У нас огромное количество простаивающих мощностей, зачем сейчас еще тащить сюда какие-то производства?
- Видимо, заказа нет, раз простаивают мощности.
- Его не было, когда был сильный тенге. Теперь он слабый, и теперь государству нужно, возвращаемся к началу нашего разговора, помочь выйти на рынки не в течение трех лет, за которые производство может не продержаться и погибнуть, а раньше. Но мы продолжаем что-то строить, когда имеющееся простаивает — это бесполезно и бессмысленно. Не надо тратить деньги на новое, надо загрузить старое производство. То есть вложить деньги в маркетинг наших имеющихся производственных мощностей, увеличивать число торговых миссий, межправительственных комиссий, где надо сидеть и обсуждать практические вопросы. Надо активизировать работу Евразийской экономической комиссии.
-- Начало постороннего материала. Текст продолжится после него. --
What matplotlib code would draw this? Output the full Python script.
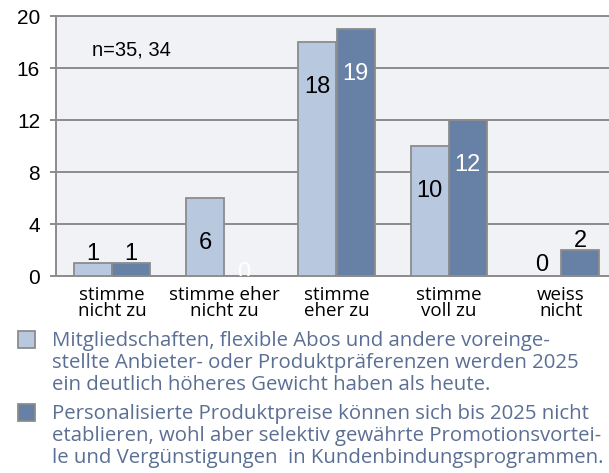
import matplotlib
matplotlib.use("Agg")
import numpy as np
import matplotlib.pyplot as plt
from matplotlib.patches import Rectangle

# data
categories = ["stimme\nnicht zu", "stimme eher\nnicht zu", "stimme\neher zu",
              "stimme\nvoll zu", "weiss\nnicht"]
series_a = [1, 6, 18, 10, 0]
series_b = [1, 0, 19, 12, 2]
series_names = [
    "Mitgliedschaften, flexible Abos und andere voreinge-\n"
    "stellte Anbieter- oder Produktpräferenzen werden 2025\n"
    "ein deutlich höheres Gewicht haben als heute.",
    "Personalisierte Produktpreise können sich bis 2025 nicht\n"
    "etablieren, wohl aber selektiv gewährte Promotionsvortei-\n"
    "le und Vergünstigungen  in Kundenbindungsprogrammen.",
]
yticks = [0, 4, 8, 12, 16, 20]
note = "n=35, 34"

LIGHT = "#B8C8DF"
DARK = "#6780A5"
EDGE = "#8C8C8C"
GRID = "#8C8C8C"
BG = "#F0F2F6"
LEGEND_TXT = "#5B6F94"
NUM_FONT = "Liberation Sans"
CAT_FONT = "Open Sans"

fig = plt.figure(figsize=(6.09, 4.73), dpi=100)
ax = fig.add_axes([56 / 609, 1 - 276.5 / 473, 561 / 609, 260 / 473])
ax.set_facecolor(BG)

x = np.arange(len(categories))
w = 0.34
bars_a = ax.bar(x - w / 2, series_a, w, color=LIGHT, edgecolor=EDGE, linewidth=1.3, zorder=3)
bars_b = ax.bar(x + w / 2, series_b, w, color=DARK, edgecolor=EDGE, linewidth=1.3, zorder=3)


def add_labels(bars, values, inside_color):
    for b, v in zip(bars, values):
        cx = b.get_x() + b.get_width() / 2
        if v >= 6:
            y, c = v - 3.4, inside_color
        elif v == 0 and inside_color == "white":
            y, c = 0.3, inside_color
        elif v == 0:
            y, c = 0.85, "black"
        else:
            y, c = v + 0.75, "black"
        ax.text(cx, y, str(v), ha="center", va="center", fontsize=17,
                family=NUM_FONT, color=c, zorder=4, clip_on=True)


add_labels(bars_a, series_a, "black")
add_labels(bars_b, series_b, "white")

ax.set_xlim(-0.5, 4.5)
ax.set_ylim(0, 20)
ax.set_yticks(yticks)
ax.set_yticklabels([str(t) for t in yticks], family=NUM_FONT, fontsize=15)
ax.yaxis.grid(True, color=GRID, linewidth=1.4, zorder=1)
ax.set_axisbelow(True)
ax.tick_params(axis="y", length=4.5, width=1.4, color=GRID, pad=7)
ax.set_xticks(x)
ax.set_xticklabels(categories, family=CAT_FONT, fontsize=13.5, linespacing=0.87)
ax.tick_params(axis="x", length=0, pad=7)
for s in ["left", "bottom", "top", "right"]:
    ax.spines[s].set_color(GRID)
    ax.spines[s].set_linewidth(1.4)

ax.text(0.064, 0.873, note, transform=ax.transAxes, ha="left", va="center",
        fontsize=14.5, family=NUM_FONT)

# legend drawn as boxes + wrapped text
legend_tops = [331, 404]
for top, color, name in zip(legend_tops, [LIGHT, DARK], series_names):
    fig.patches.append(Rectangle((18 / 609, 1 - (top + 17) / 473), 17 / 609, 17 / 473,
                                 transform=fig.transFigure, facecolor=color,
                                 edgecolor=EDGE, linewidth=1.3))
    fig.text(52 / 609, 1 - top / 473, name, ha="left", va="top",
             fontsize=14.7, family=CAT_FONT, color=LEGEND_TXT, linespacing=1.12)

fig.savefig("out.png", dpi=100)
Надо включаться, лоббировать и бороться. Включать, в том числе, политические рычаги.
«ЕАЭС — не братская касса взаимопомощи»
- Рахим Ошакбаев недавно заявил, что ЕАЭС не оправдывает ожиданий, но Казахстан сам виноват, потому что надо было вступать в союз более подготовленным. Вы же говорили, что ЕАЭС может оказаться «счастливой семьей» — в привязке к брекзиту. Так что с ЕАЭС — это наш проигрыш или выигрыш?
- Это наш выигрыш, которым мы не можем воспользоваться, потому что мы над этим не работаем. С этой точки зрения я поддерживаю Рахима Ошакбаева. Да, ЕАЭС сегодня не оправдывает наших ожиданий, но в этом абсолютно точно наша вина. Нельзя относиться к ЕАЭС как к счастливому билету или волшебной палочке: мы вступили и этим решили все вопросы. Если есть сильный тенге, слабая переговорная позиция, импортозамещающая политика, не включаются различные политические рычаги — кто виноват? Вот яркий пример — Лукашенко. Он ругается, обзывается, перед подписанием документов хлопает дверями. Где-то это выглядит, как клоунада, но он совершенно жестко отстаивает свои позиции. ЕАЭС — это не братская касса взаимопомощи, это не билет в счастливое будущее. Это огромная мощная возможность, которой нужно пользоваться. И надо жестко торговаться. Евразийский союз — это шанс и не только для нас, а для всех участников, поэтому надо быть более собранным и жестким, настойчивым, последовательным и системным в отстаивании своих интересов.
- Вы отмечали, что пара тенге-рубль важнее пары тенге-доллар и что тенге повторяет движения рубля. Это и на будущее такой маркер?
- Тенге в последнее время не сильно копирует поведение рубля. Было сильное следование до уровня 5 тенге за рубль, потому что у тенге не было люфта. Меньше 5 тенге за рубль нельзя было, а мы болтались у нижнего порога. Поэтому я в своей книге написал, что если мы зайдем в курс 6−7 тенге за рубль, появится больший люфт к самостоятельной монетарной политике.
- Это реалистично?
- Да, если при этом проводить соответствующую экономическую политику и делать все это в течение 2−3-4 лет, ослабляя тенге к доллару по мере улучшения конкурентоспособности наших производств, включения нашего экспорта.
- Вы ведь гендиректор консалтинговой компании — часто обращаются за консультациями? Есть ведь выражение, что в кризис мозги становятся более востребованными.
- В кризис мозги становятся менее востребованными. Более важными, чем мозги, становятся навыки действий. Потому что в кризис прикладные навыки имеют больше значения, а инвестирование знаний — некая далекая абстрактная вещь.
- Разве нет попыток у бизнеса в условиях кризиса как-то скорректироваться?
- Дело в том, что наша компания занимается стратегическим и управленческим консалтингом. К сожалению, в условиях госкапитализма эти вопросы не столь значимы — гораздо важнее степень аффилированности и техники тендеров.